● **WHAT THE TASK REQUIRES**
Scan the following material for the string "matplotlib" and copy each line in which it appears.

● **GIVEN MATERIAL**

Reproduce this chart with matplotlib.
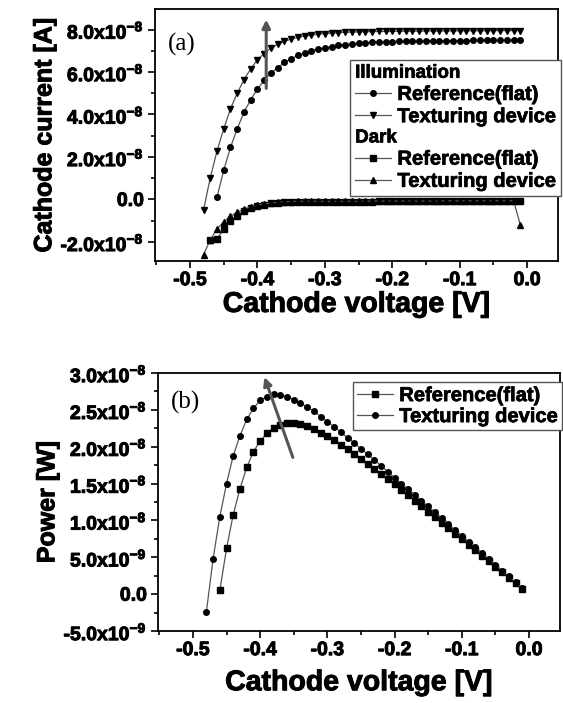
import matplotlib
matplotlib.use("Agg")
import matplotlib.pyplot as plt
import matplotlib.patheffects as pe
from matplotlib.lines import Line2D
from matplotlib.ticker import MultipleLocator, FuncFormatter

plt.rcParams['font.family'] = ['Liberation Sans', 'DejaVu Sans']
plt.rcParams['font.weight'] = 'bold'
plt.rcParams['mathtext.fontset'] = 'custom'
plt.rcParams['mathtext.rm'] = 'Liberation Sans:bold'
plt.rcParams['mathtext.bf'] = 'Liberation Sans:bold'

# --- data (voltage in V, current in 1e-8 A, power in 1e-8 W) ---
volt = [-0.48, -0.47, -0.46, -0.45, -0.44, -0.43, -0.42, -0.41, -0.40, -0.39,
        -0.38, -0.37, -0.36, -0.35, -0.34, -0.33, -0.32, -0.31, -0.30, -0.29,
        -0.28, -0.27, -0.26, -0.25, -0.24, -0.23, -0.22, -0.21, -0.20, -0.19,
        -0.18, -0.17, -0.16, -0.15, -0.14, -0.13, -0.12, -0.11, -0.10, -0.09,
        -0.08, -0.07, -0.06, -0.05, -0.04, -0.03, -0.02, -0.01]
volt_flat = volt[2:]        # -0.46 .. -0.01
volt_dark_flat = volt[1:]   # -0.47 .. -0.01

# illumination, reference (flat)
ill_flat = [0.11, 1.38, 2.45, 3.33, 4.10, 4.70, 5.20, 5.60, 5.95, 6.20,
            6.45, 6.63, 6.78, 6.90, 7.00, 7.08, 7.15, 7.20, 7.25, 7.29,
            7.32, 7.35, 7.37, 7.39, 7.41, 7.42, 7.43, 7.44, 7.45, 7.46,
            7.46, 7.47, 7.47, 7.47, 7.48, 7.48, 7.48, 7.48, 7.49, 7.49,
            7.49, 7.49, 7.49, 7.50, 7.50, 7.50]
# illumination, texturing device
ill_tex = [-0.50, 1.02, 2.28, 3.33, 4.27, 5.00, 5.64, 6.15, 6.58, 6.87,
           7.13, 7.30, 7.44, 7.55, 7.63, 7.69, 7.74, 7.78, 7.81, 7.83,
           7.85, 7.87, 7.88, 7.89, 7.90, 7.90, 7.91, 7.91, 7.91, 7.92,
           7.92, 7.92, 7.92, 7.93, 7.93, 7.93, 7.93, 7.93, 7.94, 7.94,
           7.94, 7.94, 7.94, 7.95, 7.95, 7.95, 7.95, 7.95]
# dark, reference (flat)
dark_flat = [-1.90, -1.85, -1.40, -1.00, -0.78, -0.55, -0.42, -0.32, -0.25, -0.19,
             -0.15, -0.13, -0.11, -0.10, -0.10, -0.10, -0.10, -0.10, -0.10, -0.10,
             -0.10, -0.10, -0.10, -0.10, -0.10, -0.09, -0.09, -0.09, -0.09, -0.09,
             -0.09, -0.09, -0.09, -0.09, -0.09, -0.09, -0.08, -0.08, -0.08, -0.08,
             -0.08, -0.08, -0.08, -0.08, -0.08, -0.08, -0.08]
# dark, texturing device
dark_tex = [-2.60, -1.90, -1.40, -1.05, -0.80, -0.60, -0.45, -0.35, -0.27, -0.21,
            -0.17, -0.14, -0.12, -0.10, -0.09, -0.09, -0.09, -0.09, -0.09, -0.09,
            -0.09, -0.09, -0.09, -0.09, -0.09, -0.08, -0.08, -0.08, -0.08, -0.08,
            -0.08, -0.08, -0.08, -0.08, -0.08, -0.08, -0.07, -0.07, -0.07, -0.07,
            -0.07, -0.07, -0.07, -0.07, -0.07, -0.07, -0.07, -1.20]

# power
pow_flat = [0.05, 0.62, 1.08, 1.43, 1.72, 1.93, 2.08, 2.18, 2.26, 2.29,
            2.32, 2.32, 2.31, 2.28, 2.24, 2.19, 2.15, 2.09, 2.03, 1.97,
            1.90, 1.84, 1.77, 1.70, 1.63, 1.56, 1.49, 1.41, 1.34, 1.27,
            1.19, 1.12, 1.05, 0.97, 0.90, 0.82, 0.75, 0.67, 0.60, 0.52,
            0.45, 0.37, 0.30, 0.225, 0.15, 0.075]
pow_tex = [-0.24, 0.48, 1.05, 1.50, 1.88, 2.15, 2.37, 2.52, 2.63, 2.68,
           2.71, 2.70, 2.68, 2.64, 2.59, 2.54, 2.48, 2.41, 2.34, 2.27,
           2.20, 2.12, 2.05, 1.97, 1.90, 1.82, 1.74, 1.66, 1.58, 1.50,
           1.43, 1.35, 1.27, 1.19, 1.11, 1.03, 0.95, 0.87, 0.79, 0.71,
           0.64, 0.56, 0.48, 0.40, 0.32, 0.24, 0.16, 0.08]

scale = 1e-8
line_kw = dict(color='#555555', lw=0.9, mfc='black', mec='black')
heavy = [pe.withStroke(linewidth=0.7, foreground='black')]


def sci_fmt(v, pos):
    if abs(v) < 1e-20:
        return "0.0"
    exp = int(f"{v:e}".split("e")[1])
    mant = v / 10 ** exp
    return f"{mant:.1f}x10$^{{{exp}}}$"


def style_axes(ax, ymaj, ymin):
    ax.set_xlim(-0.552, 0.046)
    ax.xaxis.set_major_locator(MultipleLocator(0.1))
    ax.xaxis.set_minor_locator(MultipleLocator(0.05))
    ax.yaxis.set_major_locator(MultipleLocator(ymaj))
    ax.yaxis.set_minor_locator(MultipleLocator(ymin))
    ax.yaxis.set_major_formatter(FuncFormatter(sci_fmt))
    ax.xaxis.set_major_formatter(FuncFormatter(lambda v, p: f"{v:.1f}"))
    ax.tick_params(which='both', direction='out', top=False, right=False,
                   labelsize=14, width=1.2)
    ax.tick_params(which='major', length=5, pad=3)
    ax.tick_params(which='minor', length=3)
    for s in ax.spines.values():
        s.set_linewidth(1.3)
    for t in ax.get_xticklabels() + ax.get_yticklabels():
        t.set_fontweight('bold')
        t.set_path_effects(heavy)


fig = plt.figure(figsize=(5.63, 7.03), dpi=100)

# ---- (a) current ----
ax1 = fig.add_axes([0.2753, 0.6287, 0.716, 0.358])
ax1.plot(volt_flat, [v * scale for v in ill_flat], marker='o', ms=4, **line_kw)
ax1.plot(volt, [v * scale for v in ill_tex], marker='v', ms=4.8, **line_kw)
ax1.plot(volt_dark_flat, [v * scale for v in dark_flat], marker='s', ms=4, **line_kw)
ax1.plot(volt, [v * scale for v in dark_tex], marker='^', ms=4.8, **line_kw)
ax1.set_ylim(-2.9e-8, 8.95e-8)
style_axes(ax1, 2e-8, 1e-8)
ax1.set_ylabel("Cathode current [A]", fontsize=18, fontweight='bold', labelpad=3,
               path_effects=heavy)
ax1.set_xlabel("Cathode voltage [V]", fontsize=20.5, fontweight='bold', labelpad=2,
               path_effects=heavy)
ax1.text(0.032, 0.86, "(a)", transform=ax1.transAxes, fontsize=18,
         family='Liberation Serif', fontweight='normal', va='center')
ax1.annotate('', xy=(-0.387, 8.6e-8), xytext=(-0.387, 5.1e-8),
             arrowprops=dict(arrowstyle='-|>', color='#555555', lw=2.2,
                             mutation_scale=12))

hdr = Line2D([], [], linestyle='none')
h1 = [hdr,
      Line2D([], [], marker='o', ms=4, **line_kw),
      Line2D([], [], marker='v', ms=4.8, **line_kw),
      hdr,
      Line2D([], [], marker='s', ms=4, **line_kw),
      Line2D([], [], marker='^', ms=4.8, **line_kw)]
l1 = ["Illumination", "Reference(flat)", "Texturing device",
      "Dark", "Reference(flat)", "Texturing device"]
leg1 = ax1.legend(h1, l1, loc='upper left', bbox_to_anchor=(0.484, 0.80),
                  prop=dict(size=14.5, weight='bold'), frameon=True, fancybox=False,
                  edgecolor='#555555', framealpha=1, borderpad=0.25,
                  labelspacing=0.16, handlelength=1.8, handletextpad=0.3,
                  borderaxespad=0)
leg1.get_frame().set_linewidth(1.0)
rows = [r for col in leg1._legend_handle_box.get_children() for r in col.get_children()]
for i in (0, 3):
    rows[i].get_children().pop(0)
    leg1.get_texts()[i].set_fontsize(13.5)
for t in leg1.get_texts():
    t.set_path_effects([pe.withStroke(linewidth=0.5, foreground='black')])

# ---- (b) power ----
ax2 = fig.add_axes([0.2806, 0.1024, 0.714, 0.367])
ax2.plot(volt_flat, [v * scale for v in pow_flat], marker='s', ms=4,
         label="Reference(flat)", **line_kw)
ax2.plot(volt, [v * scale for v in pow_tex], marker='o', ms=4,
         label="Texturing device", **line_kw)
ax2.set_ylim(-5e-9, 3e-8)
style_axes(ax2, 5e-9, 2.5e-9)
ax2.set_ylabel("Power [W]", fontsize=18, fontweight='bold', labelpad=3,
               path_effects=heavy)
ax2.set_xlabel("Cathode voltage [V]", fontsize=20.5, fontweight='bold', labelpad=8,
               path_effects=heavy)
ax2.text(0.032, 0.884, "(b)", transform=ax2.transAxes, fontsize=18,
         family='Liberation Serif', fontweight='normal', va='center')
ax2.annotate('', xy=(-0.395, 2.98e-8), xytext=(-0.35, 1.82e-8),
             arrowprops=dict(arrowstyle='-|>', color='#555555', lw=2.2,
                             mutation_scale=12))
leg2 = ax2.legend(loc='upper left', bbox_to_anchor=(0.485, 0.965),
                  prop=dict(size=14.5, weight='bold'), frameon=True, fancybox=False,
                  edgecolor='#555555', framealpha=1, borderpad=0.2,
                  labelspacing=0.1, handlelength=1.8, handletextpad=0.3,
                  borderaxespad=0)
leg2.get_frame().set_linewidth(1.0)
for t in leg2.get_texts():
    t.set_path_effects([pe.withStroke(linewidth=0.5, foreground='black')])

fig.savefig("out.png", dpi=100)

● **ANSWER TO THE TASK**
Reproduce this chart with matplotlib.
import matplotlib
matplotlib.use("Agg")
import matplotlib.pyplot as plt
import matplotlib.patheffects as pe
from matplotlib.lines import Line2D
from matplotlib.ticker import MultipleLocator, FuncFormatter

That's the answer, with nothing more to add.